Nonlinear Statistical Modeling for High-Dimensional and Small Sample Data

Presenter | 講演者

Makoto Yamada | 山田誠

Team Leader at RIKEN AIP, Associate Professor at Kyoto University | 理研AIPチームリーダー,京都大学准教授

Biography | 略歴

Makoto Yamada received the PhD degree in statistical science from The Graduate University for Advanced Studies (SOKENDAI, The Institute of Statistical Mathematics), Tokyo, in 2010. He has held positions as a postdoctoral fellow with the Tokyo Institute of Technology from 2010 to 2012, as a research associate with NTT Communication Science Laboratories from 2012 to 2013, as a research scientist with Yahoo Labs from 2013 to 2015, and as an assistant professor with Kyoto University from 2015 to 2017. Currently, he is a team leader at RIKEN AIP and an associate professor at Kyoto University. His research interests include machine learning and its application to biology, natural language processing, and computer vision. He published more than 30 research papers in premium conferences and journals and won the WSDM 2016 Best Paper Award.

Abstract | 概要

Feature selection/variable selection is an important machine learning problem, and it is widely used for various types of applications such as gene selection from microarray data, document categorization, and prosthesis control, to name a few. The feature selection problem is a fundamental and traditional machine learning problem, and thus there exist many methods including the least absolute shrinkage and selection operator (Lasso). However, there are a few methods that can select features from large and ultra high-dimensional data (more than a million features) in a nonlinear way. In this talk, we introduce several nonlinear feature selection methods for high-dimensional and small sample data including HSIC Lasso [1,2,3], kernel PSIs [4,5,6,7], and the feature selection networks [8]. In addition to the research talk, I will briefly introduce how to prepare papers for top conferences.
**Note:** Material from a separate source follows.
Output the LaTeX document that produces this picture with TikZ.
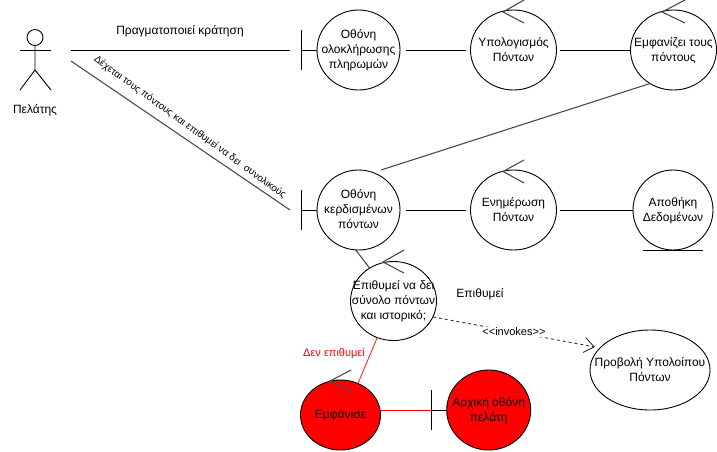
\documentclass[tikz,border=0pt]{standalone}
\usepackage{fontspec}
\setmainfont{Liberation Sans}
\usepackage{tikz}
\usetikzlibrary{arrows.meta,shapes.geometric}
\newcommand{\ctxt}[1]{\makebox[0pt]{\smash{\raisebox{-3.6pt}{\begin{tabular}{@{}c@{}}#1\end{tabular}}}}}
\tikzset{
    lbl/.style={inner sep=0pt, align=center, font=\fontsize{12}{15}\selectfont},
    ctrl/.style={draw, ellipse, inner sep=0pt, outer sep=0pt, minimum width=86pt, minimum height=80pt, font=\fontsize{12}{15}\selectfont},
    lnk/.style={line width=1.1pt, black!70},
    redfill/.style={fill=red}
}
\begin{document}
\begin{tikzpicture}[x=1pt,y=-1pt,line width=0.9pt]
    \useasboundingbox (0,0) rectangle (717,451);
    % actor
    \draw (35,37.5) circle (8);
    \coordinate (neck) at (35,46);
    \coordinate (hip) at (35,70);
    \draw (neck) -- (hip) -- (20,90);
    \draw (hip) -- (51,90);
    \draw (20,50) -- (51,50);
    \node[lbl] (pelatis) at (35,110.5) {Πελάτης};
    % top row
    \node[ctrl, minimum width=83pt] (oloklirosi) at (358.5,50) {\ctxt{Οθόνη\\ολοκλήρωσης\\πληρωμών}};
    \node[ctrl] (ypologismos) at (513.5,50) {\ctxt{Υπολογισμός\\Πόντων}};
    \node[ctrl] (emfanizei) at (673.5,50) {\ctxt{Εμφανίζει τους\\πόντους}};
    % second row
    \node[ctrl, minimum width=83pt] (kerdismena) at (358.5,210) {\ctxt{Οθόνη\\κερδισμένων\\πόντων}};
    \node[ctrl] (enimerosi) at (513.5,210) {\ctxt{Ενημέρωση\\Πόντων}};
    \node[ctrl, minimum width=80pt] (apothiki) at (673,210) {\ctxt{Αποθήκη\\Δεδομένων}};
    % lower part
    \node[ctrl, minimum height=79pt] (epithymei) at (393.5,301) {\ctxt{Επιθυμεί να δει\\σύνολο πόντων\\και ιστορικό;}};
    \node[ctrl, minimum width=120pt] (provoli) at (650,370) {\ctxt{Προβολή Υπολοίπου\\Πόντων}};
    \node[ctrl, redfill, minimum width=80pt, minimum height=70pt] (emfanise) at (340.5,415) {\ctxt{Εμφάνισε}};
    \node[ctrl, redfill, minimum width=84pt] (arxiki) at (488.7,410) {\ctxt{Αρχική οθόνη\\πελάτη}};
    % boundary bars
    \coordinate (bar1) at (301,50);
    \coordinate (bar2) at (301,210);
    \coordinate (bar3) at (431,410);
    \draw (301,30) -- (301,70);
    \draw (bar1) -- (oloklirosi);
    \draw (301,190) -- (301,230);
    \draw (bar2) -- (kerdismena);
    \draw (431,390) -- (431,430);
    \draw (bar3) -- (arxiki);
    % control arrow heads
    \draw[lnk] (524,0) -- (503,12) -- (524,23);
    \draw[lnk] (685,0) -- (662,12) -- (685,23);
    \draw[lnk] (524,160) -- (503,171.5) -- (524,183);
    \draw[lnk] (404,250) -- (383,262) -- (404,273);
    \draw[lnk] (351,370) -- (330,381) -- (351,390.5);
    \draw (643,250) -- (703,250);
    % connectors
    \coordinate (a1) at (71,50);
    \coordinate (a2) at (290,50);
    \coordinate (b1) at (71,61);
    \coordinate (b2) at (290,210);
    \draw (a1) -- (a2);
    \draw[lnk] (b1) -- (b2);
    \node[lbl] (kratisi) at (180,31) {Πραγματοποιεί κράτηση};
    \node[lbl, rotate=-36, font=\fontsize{10}{12}\selectfont] (dexetai) at (190,127.5) {Δέχεται τους πόντους και επιθυμεί να δει\ \ συνολικούς};
    \coordinate (c1) at (406,50);
    \coordinate (c2) at (466,50);
    \coordinate (c3) at (560,50);
    \coordinate (d1) at (406,210);
    \coordinate (d2) at (466,210);
    \coordinate (d3) at (560,210);
    \coordinate (e1) at (381,170);
    \draw (c1) -- (c2);
    \draw (c3) -- (emfanizei.west);
    \draw (d1) -- (d2);
    \draw (d3) -- (apothiki.west);
    \draw[lnk] (emfanizei.-125) -- (e1);
    \draw[lnk] (kerdismena.-94) -- (epithymei.126);
    % dashed invoke
    \coordinate (inv) at (595,347);
    \draw[dashed, line width=0.9pt, black!80, -{Straight Barb[length=10pt,width=15pt]}] (epithymei.-22) -- (inv) node[midway, fill=white, text=black, inner sep=1pt, font=\fontsize{11}{13}\selectfont] (invokes) {{<}{<}invokes{>}{>}};
    \node[lbl] (epithymeilbl) at (480,294.5) {Επιθυμεί};
    % red path
    \draw[red!85!white] (epithymei.-114) -- (emfanise.61);
    \node[lbl, red, font=\fontsize{11}{13}\selectfont] (denlbl) at (334,353) {Δεν επιθυμεί};
    \draw[red] (emfanise.east |- bar3) -- (bar3);
\end{tikzpicture}
\end{document}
Reference: [1] Makoto Yamada, Wittawat Jitkrittum, Leonid Sigal, Eric P. Xing, Masashi Sugiyama: High-Dimensional Feature Selection by Feature-Wise Kernelized Lasso. Neural Comput. 26(1): 185-207 (2014) [2] Héctor Climente-González, Chloé-Agathe Azencott, Samuel Kaski, Makoto Yamada: Block HSIC Lasso: model-free biomarker detection for ultra-high dimensional data. Bioinform. 35(14): i427-i435 (2019) [3] Benjamin Poignard, Makoto Yamada: Sparse Hilbert-Schmidt Independence Criterion Regression. AISTATS 2020: 538-548 [4] Makoto Yamada, Yuta Umezu, Kenji Fukumizu, Ichiro Takeuchi: Post Selection Inference with Kernels. AISTATS 2018: 152-160 [5] Makoto Yamada, Denny Wu, Yao-Hung Hubert Tsai, Hirofumi Ohta, Ruslan Salakhutdinov, Ichiro Takeuchi, Kenji Fukumizu: Post Selection Inference with Incomplete Maximum Mean Discrepancy Estimator. ICLR 2019 [6] Jen Ning Lim, Makoto Yamada, Bernhard Schölkopf, Wittawat Jitkrittum: Kernel Stein Tests for Multiple Model Comparison. NeurIPS 2019: 2240-2250 [7] Jen Ning Lim, Makoto Yamada, Wittawat Jitkrittum, Yoshikazu Terada, Shigeyuki Matsui, Hidetoshi Shimodaira: More Powerful Selective Kernel Tests for Feature Selection. AISTATS 2020: 820-830 [8] Dinesh Singh, Hector Climente-Gonzalez, Mathis Petrovich, Eiryo Kawakami and Makoto Yamada: FsNet: Feature Selection Network on High-dimensional Biological Data, Machine Learning for Computational Biology (MLCB workshop 2020)